The G-8 summit in Kananaskis will be one of the shortest, most pared-down meetings in the group's history, say federal officials.
G-8 spokesman Mike O'Shaughnessy said Monday the idea is to hold an intimate meeting that packs more discussion and work into a shorter time frame.
"This (G-8 meeting) is designed to provide a focused working summit to discuss important issues," O'Shaughnessy said. "It became clear that the discussions could be achieved in two full working days."
But a national taxpayers advocacy group complains the shortened summit -- which will cost tens of millions of dollars just for security -- is a waste of public money.
"The reduced amount of time spent certainly tips the scales against the event being worthwhile," said John Carpay, spokesman for the Canadian Taxpayers Federation.
Carpay suggested the leaders meet via teleconference, or even "just put the whole thing on a cruise ship, give the media full access and it would save on security."

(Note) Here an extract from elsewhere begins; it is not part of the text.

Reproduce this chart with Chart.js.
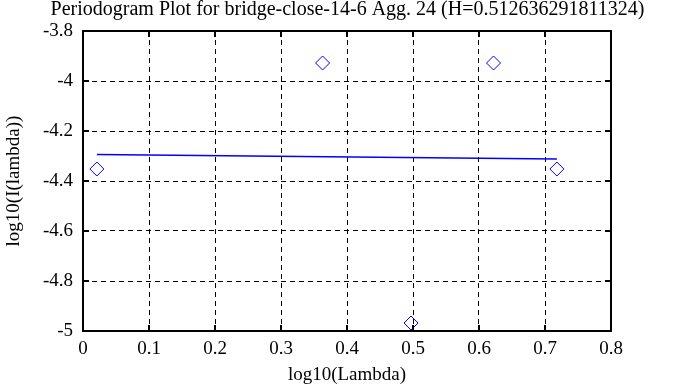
<!DOCTYPE html>
<html>
<head>
<meta charset="utf-8">
<script src="https://cdn.jsdelivr.net/npm/chart.js@4/dist/chart.umd.min.js"></script>
<style>
  html, body { margin: 0; padding: 0; background: #fff; }
  #wrap { width: 695px; height: 387px; }
</style>
</head>
<body>
<div id="wrap"><canvas id="chart" width="695" height="387"></canvas></div>
<script>
// periodogram points (log10 lambda, log10 I(lambda))
const lambdaLog = [0.021, 0.363, 0.497, 0.622, 0.718];
const periodLog = [-4.352, -3.928, -4.968, -3.928, -4.352];

// fitted line end points
const fitX = [0.021, 0.718];
const fitY = [-4.294, -4.312];

const xTicks = [0, 0.1, 0.2, 0.3, 0.4, 0.5, 0.6, 0.7, 0.8];
const yTicks = [-5, -4.8, -4.6, -4.4, -4.2, -4, -3.8];

const serif = '"Liberation Serif", "DejaVu Serif", serif';

// gnuplot style small inner tick marks on all four sides
const innerTicks = {
    id: 'innerTicks',
    afterDraw(chart) {
        const ctx = chart.ctx;
        const a = chart.chartArea;
        const xs = chart.scales.x, ys = chart.scales.y;
        const len = 6;
        ctx.save();
        ctx.strokeStyle = '#000';
        ctx.lineWidth = 2;
        ctx.beginPath();
        xTicks.forEach(v => {
            const px = Math.round(xs.getPixelForValue(v));
            ctx.moveTo(px, a.bottom); ctx.lineTo(px, a.bottom - len);
            ctx.moveTo(px, a.top); ctx.lineTo(px, a.top + len);
        });
        yTicks.forEach(v => {
            const py = Math.round(ys.getPixelForValue(v));
            ctx.moveTo(a.left, py); ctx.lineTo(a.left + len, py);
            ctx.moveTo(a.right, py); ctx.lineTo(a.right - len, py);
        });
        ctx.stroke();
        ctx.strokeRect(a.left, a.top, a.right - a.left, a.bottom - a.top);
        ctx.restore();
    }
};

new Chart(document.getElementById('chart'), {
    type: 'scatter',
    data: {
        datasets: [{
            label: 'periodogram',
            data: lambdaLog.map((x, i) => ({ x: x, y: periodLog[i] })),
            pointStyle: 'rectRot',
            pointRadius: 7,
            pointHoverRadius: 7,
            borderColor: '#0000ff',
            backgroundColor: 'rgba(0,0,0,0)',
            pointBorderWidth: 1,
            showLine: false
        }, {
            label: 'fit',
            data: fitX.map((x, i) => ({ x: x, y: fitY[i] })),
            showLine: true,
            borderColor: '#0000ff',
            borderWidth: 1.5,
            pointRadius: 0,
            fill: false
        }]
    },
    options: {
        responsive: false,
        animation: false,
        events: [],
        plugins: {
            legend: { display: false },
            tooltip: { enabled: false },
            title: {
                display: true,
                text: 'Periodogram Plot for bridge-close-14-6 Agg. 24 (H=0.512636291811324)',
                color: '#000',
                font: { family: serif, size: 20, weight: 'normal', lineHeight: 1.0 },
                padding: { top: 0, bottom: 11 }
            }
        },
        scales: {
            x: {
                type: 'linear',
                min: 0,
                max: 0.8,
                afterBuildTicks: s => { s.ticks = xTicks.map(v => ({ value: v })); },
                afterFit: s => { s.height = 56; },
                ticks: {
                    color: '#000',
                    font: { family: serif, size: 19 },
                    padding: 7,
                    maxRotation: 0,
                    callback: v => String(v)
                },
                grid: {
                    color: '#000',
                    lineWidth: 1,
                    drawTicks: false
                },
                border: { display: false, dash: [5, 4] },
                title: {
                    display: true,
                    text: 'log10(Lambda)',
                    color: '#000',
                    font: { family: serif, size: 19 },
                    padding: { top: 0, bottom: 1 }
                }
            },
            y: {
                type: 'linear',
                min: -5,
                max: -3.8,
                afterBuildTicks: s => { s.ticks = yTicks.map(v => ({ value: v })); },
                afterFit: s => { s.width = 83; },
                ticks: {
                    color: '#000',
                    font: { family: serif, size: 19 },
                    padding: 10,
                    callback: v => String(v)
                },
                grid: {
                    color: '#000',
                    lineWidth: 1,
                    drawTicks: false
                },
                border: { display: false, dash: [5, 4] },
                title: {
                    display: true,
                    text: 'log10(I(lambda))',
                    color: '#000',
                    font: { family: serif, size: 19 },
                    padding: { top: 3, bottom: 0 }
                }
            },
            // empty right margin so the title stays centred on the canvas
            yRight: {
                type: 'linear',
                position: 'right',
                min: -5,
                max: -3.8,
                afterFit: s => { s.width = 84; },
                ticks: { display: false },
                grid: { display: false, drawTicks: false },
                border: { display: false }
            }
        }
    },
    plugins: [innerTicks]
});
</script>
</body>
</html>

The G-8 summit will take place June 26 and 27 in Kananaskis Village, a mountain resort about 100 kilometres west Calgary.

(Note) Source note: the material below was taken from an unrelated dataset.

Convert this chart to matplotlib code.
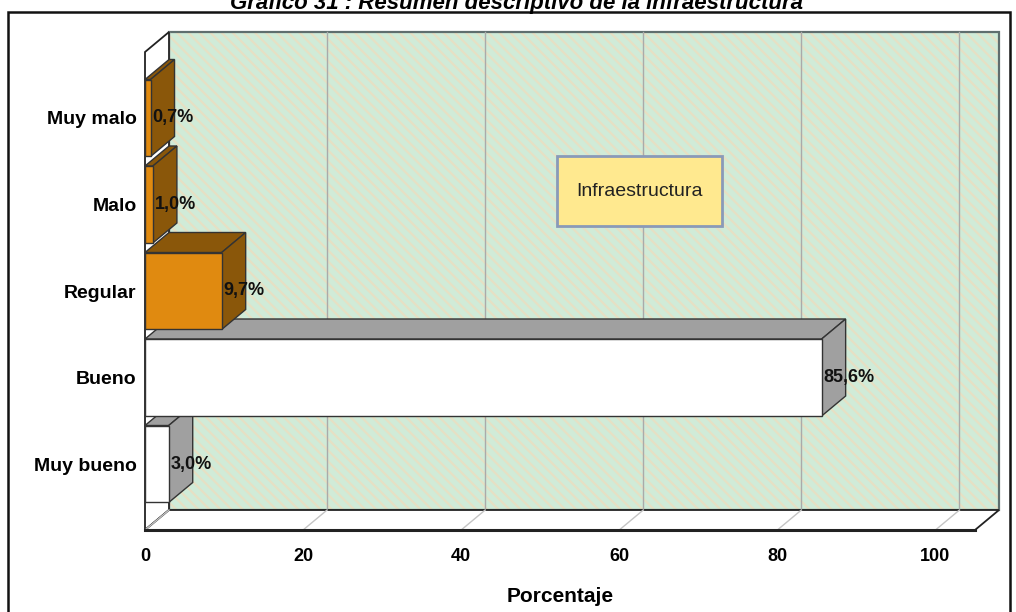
import matplotlib.pyplot as plt
from matplotlib.patches import Polygon, Rectangle

categorias = ["Muy bueno", "Bueno", "Regular", "Malo", "Muy malo"]
porcentajes = [3.0, 85.6, 9.7, 1.0, 0.7]
etiquetas = ["3,0%", "85,6%", "9,7%", "1,0%", "0,7%"]
ticks_x = [0, 20, 40, 60, 80, 100]

frente = ["#ffffff", "#ffffff", "#e08a10", "#e08a10", "#e08a10"]
lados = ["#a0a0a0", "#a0a0a0", "#8a570a", "#8a570a", "#8a570a"]

plt.rcParams['font.family'] = ['Liberation Sans', 'DejaVu Sans']
plt.rcParams['hatch.color'] = "#e6e0c4"
plt.rcParams['hatch.linewidth'] = 1.6

W, H = 1016, 612
fig = plt.figure(figsize=(W / 100, H / 100), dpi=100)
ax = fig.add_axes([145 / W, 82 / H, 830 / W, 478 / H])

xmax = 105
ymin, ymax = -0.763, 4.763
ax.set_xlim(0, xmax)
ax.set_ylim(ymin, ymax)
# 3d depth offset in data units (about 24px right, 20px up)
dx = 24 / (830 / xmax)
dy = 20 / (478 / (ymax - ymin))
alto = 0.89

# back wall, hatched green
esquinas = [(dx, ymin + dy), (xmax + dx, ymin + dy), (xmax + dx, ymax + dy), (dx, ymax + dy)]
ax.add_patch(Polygon(esquinas, closed=True, facecolor="#d0ebd8", edgecolor="#e6e0c4",
                     hatch="\\\\\\", lw=0.5, clip_on=False, zorder=1))
ax.add_patch(Polygon(esquinas, closed=True, fill=False, edgecolor="#5f6e6e", lw=1.6,
                     clip_on=False, zorder=2))

for t in ticks_x:
    ax.plot([t + dx, t + dx], [ymin + dy, ymax + dy], color="#aaaaaa", lw=1, clip_on=False, zorder=2)

# left wall and floor
ax.add_patch(Polygon([(0, ymin), (dx, ymin + dy), (dx, ymax + dy), (0, ymax)], closed=True,
                     facecolor="white", edgecolor="#222222", lw=1.3, clip_on=False, zorder=2))
ax.add_patch(Polygon([(0, ymin), (xmax, ymin), (xmax + dx, ymin + dy), (dx, ymin + dy)], closed=True,
                     facecolor="white", edgecolor="#222222", lw=1.3, clip_on=False, zorder=2))
for t in ticks_x:
    ax.plot([t, t + dx], [ymin, ymin + dy], color="#c4c4c4", lw=1, clip_on=False, zorder=2)
ax.plot([0, xmax], [ymin, ymin], color="#222222", lw=2.2, clip_on=False, zorder=3)

# bars, bottom first so upper ones overlap the top faces below
for i, v in enumerate(porcentajes):
    y0, y1 = i - alto / 2, i + alto / 2
    z = 4 + i
    ax.add_patch(Polygon([(0, y1), (v, y1), (v + dx, y1 + dy), (dx, y1 + dy)], closed=True,
                         facecolor=lados[i], edgecolor="#333333", lw=1, clip_on=False, zorder=z))
    ax.add_patch(Polygon([(v, y0), (v + dx, y0 + dy), (v + dx, y1 + dy), (v, y1)], closed=True,
                         facecolor=lados[i], edgecolor="#333333", lw=1, clip_on=False, zorder=z))
    ax.add_patch(Rectangle((0, y0), v, alto, facecolor=frente[i], edgecolor="#333333", lw=1,
                           clip_on=False, zorder=z))
    ax.text(v + 0.25, i, etiquetas[i], ha="left", va="center", fontsize=13, fontweight="bold",
            color="#111111", zorder=20)

for s in ax.spines.values():
    s.set_visible(False)
ax.set_facecolor("none")
ax.set_xticks(ticks_x)
ax.set_xticklabels([str(t) for t in ticks_x], fontsize=13, fontweight="bold")
ax.set_yticks(range(len(categorias)))
ax.set_yticklabels(categorias, fontsize=14, fontweight="bold")
ax.tick_params(axis="x", length=0, pad=13)
ax.tick_params(axis="y", length=0, pad=6)
ax.set_xlabel("Porcentaje", fontsize=15, fontweight="bold", labelpad=16)

# legend box
ax.add_patch(Rectangle(((557 - 145) / 830, (530 - 226) / 478), 165 / 830, 70 / 478,
                       transform=ax.transAxes, facecolor="#ffe98f", edgecolor="#8a9ab8", lw=2,
                       zorder=25, clip_on=False))
ax.text((640 - 145) / 830, (530 - 191) / 478, "Infraestructura", transform=ax.transAxes,
        ha="center", va="center", fontsize=14, color="#222222", zorder=26)

fig.patches.append(Rectangle((8 / W, -0.1), 1002 / W, 1.1 - 12 / H, transform=fig.transFigure,
                             fill=False, edgecolor="#111111", lw=1.8))
fig.text(516 / W, 1 - 9 / H, "Gráfico 31 : Resumen descriptivo de la infraestructura",
         ha="center", va="baseline", fontsize=16, fontweight="bold", fontstyle="italic")

fig.savefig("out.png", dpi=100)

The agenda of the summit is undergoing a major restructuring at the behest of Prime Minister Jean Chretien, senior summit organizers said during a week of background briefings for selected foreign and Canadian media.
For example, there will be no final, negotiated communique. Instead, host Canada will write a brief summary of what the leaders of some of the world's top industrialized countries discussed.
"There's a definite attempt by the prime minister to bring the G-8 summit meeting of the leaders more back to the original philosophy," Foreign Affairs Minister Bill Graham told reporters from Britain, Germany, Italy, Japan, Russia and Canada.
"A less formal meeting where real discussions about substance can take place, but where there's not a huge amount of attention spent negotiating a communique."
In all, officials have trimmed at least 18 hours from the agenda. It is to begin at noon on June 26 and wrap up at 6 p.m. the following day.
Officials said the goal of a pared-down summit is to end violent protests that have marred previous major meetings in recent years.
Each of the eight summit leaders will have only 24 delegates -- including personal security staff -- staying at the Kananaskis site, which has just 410 hotel rooms. In Genoa, Italy, some delegations had as many 600 members.
The summit agenda has been whittled down to three subjects: the traditional G-8 focus on global economic growth; African development; and counter-terrorism.